Physical Shortage Meets Paper Market Excess
The fundamental picture reveals genuine physical tightness. Analysts point to continuously declining registered inventories at both the London Metal Exchange (LME) and the COMEX in New York, meaning industrial demand is drawing from ever-shrinking reserves.
In parallel, the futures market signals potential overheating. Experts at TD Securities have referenced the possibility of a “blow-off top”—a final, steep price spike that frequently precedes the end of a rally. The extraordinary premiums seen in China align with this scenario of a short-term speculative bubble.
Consequently, the market appears bifurcated: genuine scarcity and a structural deficit on one side, contrasted by increasingly aggressive speculation in certain segments of the paper market on the other.

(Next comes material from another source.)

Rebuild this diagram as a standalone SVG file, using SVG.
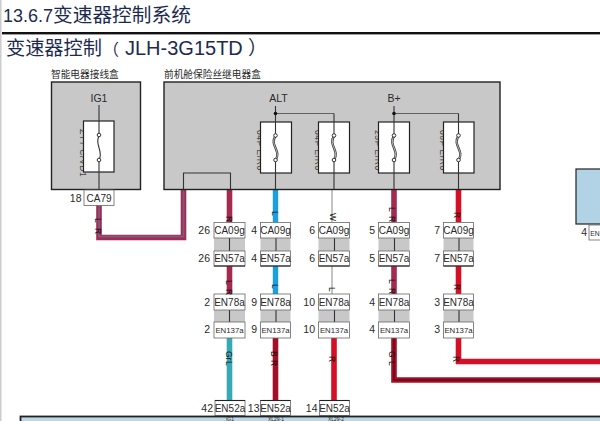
<svg xmlns="http://www.w3.org/2000/svg" width="600" height="421" viewBox="0 0 600 421">
<style>
text{font-family:"Liberation Sans","Noto Sans CJK SC",sans-serif;fill:#2a2a2a}
.h{fill:#1d2b4f}
.cap{font-size:9.7px}
.box{fill:#c8c8c8;stroke:#222;stroke-width:1.4}
.fuse{fill:#fff;stroke:#222;stroke-width:1.2}
.thin{fill:none;stroke:#333;stroke-width:1.1}
.sym{fill:none;stroke:#333;stroke-width:2.3}
.symi{fill:none;stroke:#ddd;stroke-width:.8}
.pin{fill:#fff;stroke:#333;stroke-width:1}
.gate{fill:#c8c8c8}
.con{fill:#fff;stroke:#666;stroke-width:.8}
.edge{fill:none;stroke:#222;stroke-width:1.1}
.n{font-size:10.5px;text-anchor:end}
.c{font-size:10px;text-anchor:middle}
.s{font-size:7.8px;text-anchor:middle}
.f{font-size:8.5px;fill:#444;letter-spacing:.6px}
.lab{font-size:8.5px;fill:#111}
.mar{fill:none;stroke:#a52a50;stroke-width:5.6}
.blu{fill:none;stroke:#1a9fe0;stroke-width:5.4}
.red{fill:none;stroke:#d50f25;stroke-width:5.6}
.dkr{fill:none;stroke:#a50f25;stroke-width:5.6}
.tea{fill:none;stroke:#35a9b5;stroke-width:5.6}
</style>
<rect width="600" height="421" fill="#fff"/>
<rect x="0" y="0" width="1.5" height="421" fill="#ccc"/>
<text class="h" x="3" y="22" font-size="18">13.6.7<tspan font-size="19.7">变速器控制系统</tspan></text>
<rect x="2" y="32" width="598" height="2.400" fill="#111"/>
<text class="h" x="6" y="55" font-size="19.200">变速器控制<tspan font-size="16" x="103">（</tspan><tspan x="125" font-size="20">JLH-3G15TD</tspan><tspan x="248">）</tspan></text>
<text class="cap" x="51" y="78">智能电器接线盒</text>
<text class="cap" x="164" y="78">前机舱保险丝继电器盒</text>

<g id="connectors">
<path class="mar" d="M99 205V237.500H183.500V189"/>
<path d="M99 205V236.500H183.500V189" fill="none" stroke="#7a5a80" stroke-width="1.800"/>
<path class="mar" d="M229.500 189V222M229.500 266V294"/>
<path class="tea" d="M229.500 338V400"/>
<path class="blu" d="M275.500 189V222M275.500 266V294"/>
<path class="dkr" d="M275.500 338V400"/>
<path d="M332 189V222M332 266V294" fill="none" stroke="#888" stroke-width="1"/>
<path class="red" d="M334 338V400"/>
<path class="mar" d="M394 189V222M394 266V294"/>
<path class="dkr" d="M394 338V380H600"/>
<path d="M394 338V380H600" fill="none" stroke="#6a0a18" stroke-width="1.500"/>
<path class="red" d="M458.500 189V222M458.500 266V294M458.500 338V361.500H600"/>
</g>

<g id="box-smart"><rect class="box" x="51.500" y="82" width="89" height="107.500"/>
<text x="99" y="102" font-size="10.500" text-anchor="middle">IG1</text>
<text class="f" transform="translate(80 129) rotate(90)">ZTT C/VD1</text>
<rect class="fuse" x="83.500" y="121" width="30.500" height="51"/>
<path class="thin" d="M99 105V135M99 160V189"/>
<path class="thin" d="M99 136C94 144 104 151 99 160"/>
<circle class="pin" cx="99" cy="135" r="1.800"/><circle class="pin" cx="99" cy="160" r="1.800"/>
</g>

<g id="box-fuse"><rect class="box" x="164" y="82" width="336" height="107.500"/>
<text x="278.500" y="102" font-size="10.500" text-anchor="middle">ALT</text>
<text x="394" y="102" font-size="10.500" text-anchor="middle">B+</text>
<path class="thin" d="M183.500 189V173H230.500V189"/>
<path d="M275.500 113.500H334" fill="none" stroke="#555" stroke-width=".9"/>
<path d="M394 113.500H458.500" fill="none" stroke="#555" stroke-width=".9"/>
<g id="fuse-1"><text class="f" transform="translate(257 130) rotate(90)">04F E/R0</text><rect class="fuse" x="260.500" y="122" width="31" height="51"/><path class="thin" d="M275.500 106V135M275.500 160V189"/><path class="sym" d="M275.500 136C269 145 282 151 275.500 160"/><path class="symi" d="M275.500 136C269 145 282 151 275.500 160"/><circle class="pin" cx="275.500" cy="135.500" r="1.800"/><circle class="pin" cx="275.500" cy="160" r="1.800"/></g>
<g id="fuse-2"><text class="f" transform="translate(315 130) rotate(90)">04F E/R0</text><rect class="fuse" x="318.500" y="122" width="31" height="51"/><path class="thin" d="M334 113.500V135M334 160V189"/><path class="sym" d="M334 136C328 145 340 151 334 160"/><path class="symi" d="M334 136C328 145 340 151 334 160"/><circle class="pin" cx="334" cy="135.500" r="1.800"/><circle class="pin" cx="334" cy="160" r="1.800"/></g>
<g id="fuse-3"><text class="f" transform="translate(375 130) rotate(90)">25F E/R0</text><rect class="fuse" x="378.500" y="122" width="31" height="51"/><path class="thin" d="M394 106V135M394 160V189"/><path class="sym" d="M394 136C388 145 400 151 394 160"/><path class="symi" d="M394 136C388 145 400 151 394 160"/><circle class="pin" cx="394" cy="135.500" r="1.800"/><circle class="pin" cx="394" cy="160" r="1.800"/></g>
<g id="fuse-4"><text class="f" transform="translate(440 130) rotate(90)">06F E/R0</text><rect class="fuse" x="443.500" y="122" width="30.500" height="51"/><path class="thin" d="M458.500 113.500V135M458.500 160V189"/><path class="sym" d="M458.500 136C452 145 465 151 458.500 160"/><path class="symi" d="M458.500 136C452 145 465 151 458.500 160"/><circle class="pin" cx="458.500" cy="135.500" r="1.800"/><circle class="pin" cx="458.500" cy="160" r="1.800"/></g>
<circle cx="275.500" cy="113.500" r="1.800" fill="#111"/><circle cx="394" cy="113.500" r="1.800" fill="#111"/>
</g>

<g id="conn-ca79"><rect class="con" x="84" y="190" width="30" height="15.500"/><text class="c" x="99" y="201.500">CA79</text><text class="n" x="81.500" y="201.500">18</text></g>

<g id="conn-col-1">
<rect class="gate" x="214" y="238" width="31" height="13"/><rect class="gate" x="214" y="310" width="31" height="12"/>
<path class="thin" d="M229.500 238V251M229.500 310V322"/>
<rect class="con" x="214" y="222.500" width="31" height="15.500"/><text class="c" x="229.500" y="234">CA09g</text><text class="n" x="210" y="234">26</text>
<rect class="con" x="214" y="251" width="31" height="15"/><path class="edge" d="M214 266H245"/><text class="c" x="229.500" y="262">EN57a</text><text class="n" x="210" y="262">26</text>
<rect class="con" x="214" y="294" width="31" height="16"/><text class="c" x="229.500" y="305.500">EN78a</text><text class="n" x="210" y="305.500">2</text>
<rect class="con" x="214" y="322" width="31" height="16"/><text class="s" x="229.500" y="333">EN137a</text><text class="n" x="210" y="333">2</text>
<rect class="con" x="215" y="400.500" width="30" height="15"/><path class="edge" d="M215 400.500H245"/><text class="c" x="230" y="412">EN52a</text><text class="n" x="213" y="412">42</text>
</g>
<g id="conn-col-2">
<rect class="gate" x="260.500" y="238" width="30" height="13"/><rect class="gate" x="260.500" y="310" width="30" height="12"/>
<path class="thin" d="M276 238V251M276 310V322"/>
<rect class="con" x="260.500" y="222.500" width="30" height="15.500"/><text class="c" x="275.500" y="234">CA09g</text><text class="n" x="257" y="234">4</text>
<rect class="con" x="260.500" y="251" width="30" height="15"/><path class="edge" d="M260.500 266H290.500"/><text class="c" x="275.500" y="262">EN57a</text><text class="n" x="257" y="262">4</text>
<rect class="con" x="260.500" y="294" width="30" height="16"/><text class="c" x="275.500" y="305.500">EN78a</text><text class="n" x="257" y="305.500">9</text>
<rect class="con" x="260.500" y="322" width="30" height="16"/><text class="s" x="275.500" y="333">EN137a</text><text class="n" x="257" y="333">9</text>
<rect class="con" x="260.500" y="400.500" width="30" height="15"/><path class="edge" d="M260.500 400.500H290.500"/><text class="c" x="275.500" y="412">EN52a</text><text class="n" x="259.500" y="412">13</text>
</g>
<g id="conn-col-3">
<rect class="gate" x="318.500" y="238" width="31" height="13"/><rect class="gate" x="318.500" y="310" width="31" height="12"/>
<path class="thin" d="M334.500 238V251M334.500 310V322"/>
<rect class="con" x="318.500" y="222.500" width="31" height="15.500"/><text class="c" x="334" y="234">CA09g</text><text class="n" x="315" y="234">6</text>
<rect class="con" x="318.500" y="251" width="31" height="15"/><path class="edge" d="M318.500 266H349.500"/><text class="c" x="334" y="262">EN57a</text><text class="n" x="315" y="262">6</text>
<rect class="con" x="318.500" y="294" width="31" height="16"/><text class="c" x="334" y="305.500">EN78a</text><text class="n" x="315" y="305.500">10</text>
<rect class="con" x="318.500" y="322" width="31" height="16"/><text class="s" x="334" y="333">EN137a</text><text class="n" x="315" y="333">10</text>
<rect class="con" x="319.500" y="400.500" width="30" height="15"/><path class="edge" d="M319.500 400.500H349.500"/><text class="c" x="334.500" y="412">EN52a</text><text class="n" x="317.500" y="412">14</text>
</g>
<g id="conn-col-4">
<rect class="gate" x="378.500" y="238" width="31" height="13"/><rect class="gate" x="378.500" y="310" width="31" height="12"/>
<path class="thin" d="M394.500 238V251M394.500 310V322"/>
<rect class="con" x="378.500" y="222.500" width="31" height="15.500"/><text class="c" x="394" y="234">CA09g</text><text class="n" x="375" y="234">5</text>
<rect class="con" x="378.500" y="251" width="31" height="15"/><path class="edge" d="M378.500 266H409.500"/><text class="c" x="394" y="262">EN57a</text><text class="n" x="375" y="262">5</text>
<rect class="con" x="378.500" y="294" width="31" height="16"/><text class="c" x="394" y="305.500">EN78a</text><text class="n" x="375" y="305.500">4</text>
<rect class="con" x="378.500" y="322" width="31" height="16"/><text class="s" x="394" y="333">EN137a</text><text class="n" x="375" y="333">4</text>
</g>
<g id="conn-col-5">
<rect class="gate" x="443.500" y="238" width="30" height="13"/><rect class="gate" x="443.500" y="310" width="30" height="12"/>
<path class="thin" d="M459 238V251M459 310V322"/>
<rect class="con" x="443.500" y="222.500" width="30" height="15.500"/><text class="c" x="458.500" y="234">CA09g</text><text class="n" x="440" y="234">7</text>
<rect class="con" x="443.500" y="251" width="30" height="15"/><path class="edge" d="M443.500 266H473.500"/><text class="c" x="458.500" y="262">EN57a</text><text class="n" x="440" y="262">7</text>
<rect class="con" x="443.500" y="294" width="30" height="16"/><text class="c" x="458.500" y="305.500">EN78a</text><text class="n" x="440" y="305.500">3</text>
<rect class="con" x="443.500" y="322" width="30" height="16"/><text class="s" x="458.500" y="333">EN137a</text><text class="n" x="440" y="333">3</text>
</g>

<g id="wire-labels">
<text class="lab" transform="translate(95 218) rotate(90)">L</text><text class="lab" transform="translate(95 228) rotate(90)">R</text>
<text class="lab" transform="translate(226 216) rotate(90)">R</text>
<text class="lab" transform="translate(226 280) rotate(90)">L</text><text class="lab" transform="translate(226 289) rotate(90)">R</text>
<text class="lab" transform="translate(226 351) rotate(90)">Gr</text><text class="lab" transform="translate(226 361) rotate(90)">L</text>
<text class="lab" transform="translate(272 211) rotate(90)">L</text><text class="lab" transform="translate(272 284) rotate(90)">L</text>
<text class="lab" transform="translate(271 351) rotate(90)">B</text><text class="lab" transform="translate(271 360) rotate(90)">R</text>
<text class="lab" transform="translate(330 213) rotate(90)">W</text><text class="lab" transform="translate(329 287) rotate(90)">L</text>
<text class="lab" transform="translate(329 356) rotate(90)">R</text>
<text class="lab" transform="translate(389 207) rotate(90)">L</text><text class="lab" transform="translate(389 216) rotate(90)">R</text>
<text class="lab" transform="translate(389 279) rotate(90)">L</text><text class="lab" transform="translate(389 288) rotate(90)">R</text>
<text class="lab" transform="translate(389 351) rotate(90)">G</text><text class="lab" transform="translate(389 361) rotate(90)">L</text>
<text class="lab" transform="translate(454 212) rotate(90)">R</text><text class="lab" transform="translate(454 284) rotate(90)">R</text><text class="lab" transform="translate(453 356) rotate(90)">R</text>
</g>

<g id="box-tcm"><rect x="20.500" y="416.500" width="590" height="12" fill="#bcd8e8" stroke="#222" stroke-width="1.800"/>
<text x="230" y="420.800" font-size="5" text-anchor="middle">IG1</text><text x="276" y="420.800" font-size="5" text-anchor="middle">XL29-1</text><text x="336" y="420.800" font-size="5" text-anchor="middle">XL29-2</text></g>
<g id="box-right"><rect x="576" y="169" width="30" height="55" fill="#b2d3e6" stroke="#222" stroke-width="1.200"/>
<rect class="con" x="589" y="225" width="16" height="15"/><text x="590.300" y="236" font-size="6.800">EN</text><text class="n" x="587" y="236">4</text></g>
</svg>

Outlook: Near-Term Volatility, Long-Term Strength
The near-term risk-reward profile is mixed. Silver trades just 3% below its recent 52-week high while exhibiting technically heated conditions. The immediate danger lies in a washout of speculative positions—particularly if the high premiums on Chinese products rapidly deflate.
Such a premium collapse could trigger a chain reaction across the futures complex, temporarily pressuring the global benchmark price. However, the combined forces of the Fed’s dovish turn, the structural supply deficit, and relentless industrial demand argue against a deep and sustained price decline.
The picture, therefore, remains clearly defined: investors should brace for elevated volatility and potential pullbacks in the short term. For the medium to long term, the energy transition—with its substantial silver requirements—continues to support a fundamentally constructive environment for the white metal.